WASHINGTON (Reuters) - President Barack Obama wants Congress to create a $2 billion clean-energy transportation fund using fees paid by oil and gas producers on federal lands, the White House said Wednesday, expanding a plan announced in Obama's State of the Union address.
"This $2 billion investment will support research into a range of cost-effective technologies - like advanced vehicles that run on electricity, homegrown biofuels and domestically produced natural gas - (and) will be funded by revenue generated from federal oil and gas development," according to a White House outline of the initiative.
The size of the fund pales in comparison to a similar initiative Obama backed in his first term, though.

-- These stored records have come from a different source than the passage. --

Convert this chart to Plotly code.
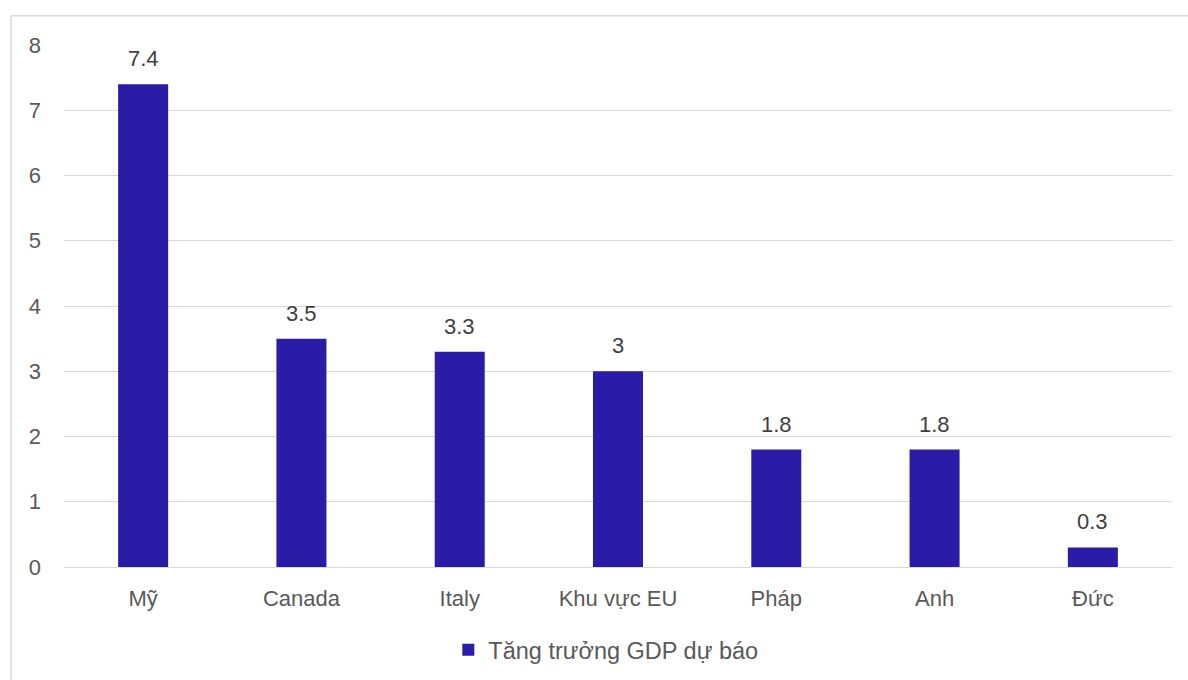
import plotly.graph_objects as go

categories = ["Mỹ", "Canada", "Italy", "Khu vực EU", "Pháp", "Anh", "Đức"]
values = [7.4, 3.5, 3.3, 3.0, 1.8, 1.8, 0.3]
labels = ["7.4", "3.5", "3.3", "3", "1.8", "1.8", "0.3"]
series_name = "Tăng trưởng GDP dự báo"
y_ticks = [0, 1, 2, 3, 4, 5, 6, 7, 8]

FONT = "Liberation Sans, Arial, sans-serif"
BAR = "#2A1CA6"

fig = go.Figure()
fig.add_trace(go.Bar(
    x=categories, y=values, name=series_name,
    marker=dict(color=BAR, line=dict(width=0)),
    showlegend=True,
))

for c, v, t in zip(categories, values, labels):
    fig.add_annotation(x=c, y=v, text=t, showarrow=False, yanchor="bottom",
                       yshift=11, font=dict(family=FONT, size=22, color="#404040"))

fig.update_layout(
    width=1188, height=680,
    margin=dict(l=64, r=16, t=45, b=113, autoexpand=False),
    paper_bgcolor="white", plot_bgcolor="white",
    bargap=0.684,
    font=dict(family=FONT, size=22, color="#595959"),
    showlegend=True,
    legend=dict(orientation="h", x=0.489, xanchor="center", y=-0.159, yanchor="middle",
                font=dict(family=FONT, size=23.5, color="#595959")),
    xaxis=dict(showgrid=False, showline=False, ticks="", ticklabelstandoff=16, automargin=False,
               tickfont=dict(family=FONT, size=22, color="#595959")),
    yaxis=dict(range=[0, 8], tickvals=y_ticks, showgrid=True, gridcolor="#D9D9D9", gridwidth=1,
               zeroline=True, zerolinecolor="#D9D9D9", zerolinewidth=1, automargin=False,
               showline=False, ticks="", ticklabelstandoff=22,
               tickfont=dict(family=FONT, size=22, color="#595959")),
    shapes=[
        dict(type="line", xref="paper", yref="paper", x0=-0.0478, x1=-0.0478, y0=1.056, y1=-0.3,
             line=dict(color="#D9D9D9", width=1.5)),
        dict(type="line", xref="paper", yref="paper", x0=-0.0478, x1=1.02, y0=1.056, y1=1.056,
             line=dict(color="#D9D9D9", width=1.5)),
    ],
)

fig.write_html("out.html")
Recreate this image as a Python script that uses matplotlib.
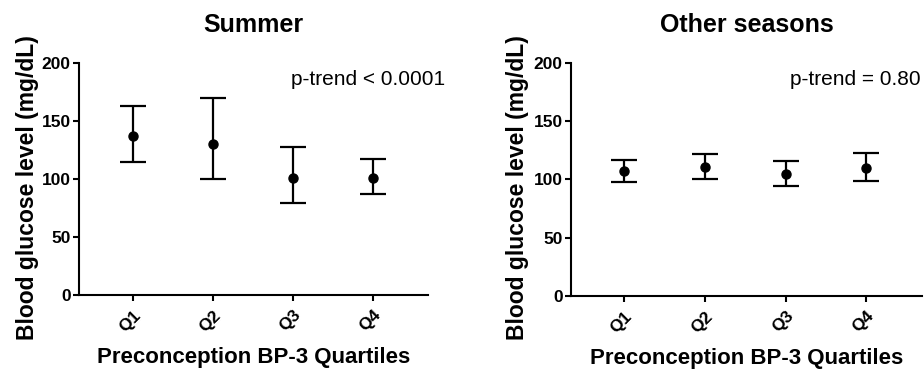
import numpy as np
import matplotlib
matplotlib.use("Agg")
import matplotlib.pyplot as plt

plt.rcParams['font.family'] = ['Liberation Sans', 'DejaVu Sans']

# Quartile groups and values (mean, lower, upper)
quartiles = ['Q1', 'Q2', 'Q3', 'Q4']

summer_mean = [137, 130, 101, 101]
summer_low = [115, 100, 79, 87]
summer_high = [163, 170, 128, 117]

other_mean = [107, 110.5, 104.5, 110]
other_low = [97.5, 100.5, 94, 98.5]
other_high = [117, 122, 116, 122.5]

titles = ['Summer', 'Other seasons']
ptexts = ['p-trend < 0.0001', 'p-trend = 0.80']
y_ticks = [0, 50, 100, 150, 200]

fig = plt.figure(figsize=(9.24, 3.74), dpi=100)
ax_left = fig.add_axes([0.0855, 0.2112, 0.3777, 0.6203])
ax_right = fig.add_axes([0.618, 0.2086, 0.380, 0.623])


def draw_panel(ax, mean, low, high, title, ptext, xlim):
    x = np.arange(1, len(quartiles) + 1)
    mean = np.array(mean)
    yerr = [mean - np.array(low), np.array(high) - mean]
    ax.errorbar(x, mean, yerr=yerr, fmt='o', color='black', ms=6.5,
                elinewidth=1.6, capsize=9.7, capthick=1.6)
    ax.set_xlim(*xlim)
    ax.set_ylim(0, 200)
    ax.set_yticks(y_ticks)
    ax.set_xticks(x)
    ax.set_xticklabels(quartiles, rotation=45, ha='right',
                       rotation_mode='anchor', fontweight='bold', fontsize=12.5)
    for lab in ax.get_yticklabels():
        lab.set_fontweight('bold')
        lab.set_fontsize(12.5)
    ax.spines['top'].set_visible(False)
    ax.spines['right'].set_visible(False)
    for s in ['left', 'bottom']:
        ax.spines[s].set_linewidth(1.5)
    ax.tick_params(direction='out', length=4, width=1.5, pad=2)
    ax.tick_params(axis='x', pad=5)
    ax.set_ylabel('Blood glucose level (mg/dL)', fontsize=16.5,
                  fontweight='bold')
    ax.yaxis.set_label_coords(-0.115, 0.465)
    ax.set_xlabel('Preconception BP-3 Quartiles', fontsize=16,
                  fontweight='bold', labelpad=9)
    ax.set_title(title, fontsize=18, fontweight='bold', pad=22)
    ax.text(1.05, 0.93, ptext, transform=ax.transAxes, ha='right',
            va='center', fontsize=15, clip_on=False)


draw_panel(ax_left, summer_mean, summer_low, summer_high,
           titles[0], ptexts[0], (0.325, 4.69))
draw_panel(ax_right, other_mean, other_low, other_high,
           titles[1], ptexts[1], (0.346, 4.69))
ax_right.texts[0].set_x(0.997)
ax_right.yaxis.set_label_coords(-0.12, 0.465)

fig.savefig('out.png', dpi=100)
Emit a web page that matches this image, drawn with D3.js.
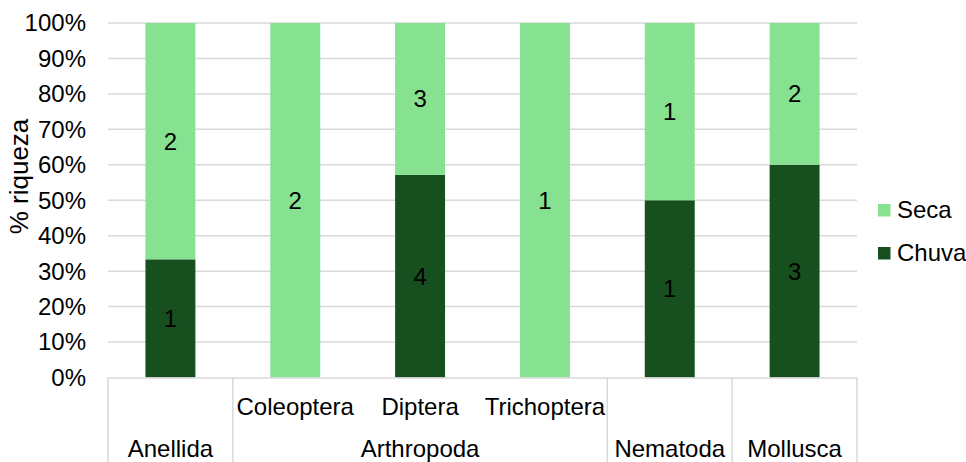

Between 2009 and 2011, the U.S. Department of Energy extended nearly $9 billion in loans to automakers to support cleaner vehicle technologies. Those included a $5.9 billion loan to Ford Motor Company to upgrade facilities and raise the fuel efficiency of its cars.
The new program's aim would be "shifting our cars and trucks off oil," a White House document said, while also saying that the United States would continue to rely on "responsibly produced oil and natural gas."
Obama said in Tuesday night's address that his administration would promote a shift from carbon fuels to emissions-free energy sources that do not promote global warming.
The White House document called on Congress to establish an "Energy Security Trust" that would be administered by the Energy Department.
The five-page memo, entitled "President Obama's blueprint for a clean and secure energy future," touted the administration's "all of the above" strategy that meshes expanded oil and gas production with clean energy investments.
The plan for an Energy Security Trust resembles a proposal from Alaska's Lisa Murkowski, the senior Republican on the Senate Energy and Natural Resources Committee.
Getting cross-party support would be key to passing legislation to make Obama's proposal a reality.
"I intend to get to work on this as soon as possible," Murkowski said in a statement on Wednesday.
Republicans like Murkowski would likely want the White House to expand energy drilling as a price for their support - a concession that would not sit well with some Democrats.
The plan could also struggle at a time of tight budgets since money going into the trust would divert funds otherwise bound for the U.S. Treasury.
The size of the proposed fund would also be dwarfed by the 2009 federal stimulus that provided $27.2 billion for energy efficiency and renewable energy research and investment.
Some of that money backed the Department of Energy loan guarantee program that aided failed solar panel maker Solyndra.
Still, the plan was applauded by energy security groups that said it was a way to loosen U.S. dependence on oil suppliers in the Middle East.
Secure America's Future Energy, an advocate for domestic energy production, said the president's plan could chip away at the military's reliance on foreign fuel.
"That dependence is a true vulnerability," retired U.S. Marine Corps General James Conway said in a conference call to promote the Energy Security Trust.
The Pentagon is the nation's largest fuel buyer.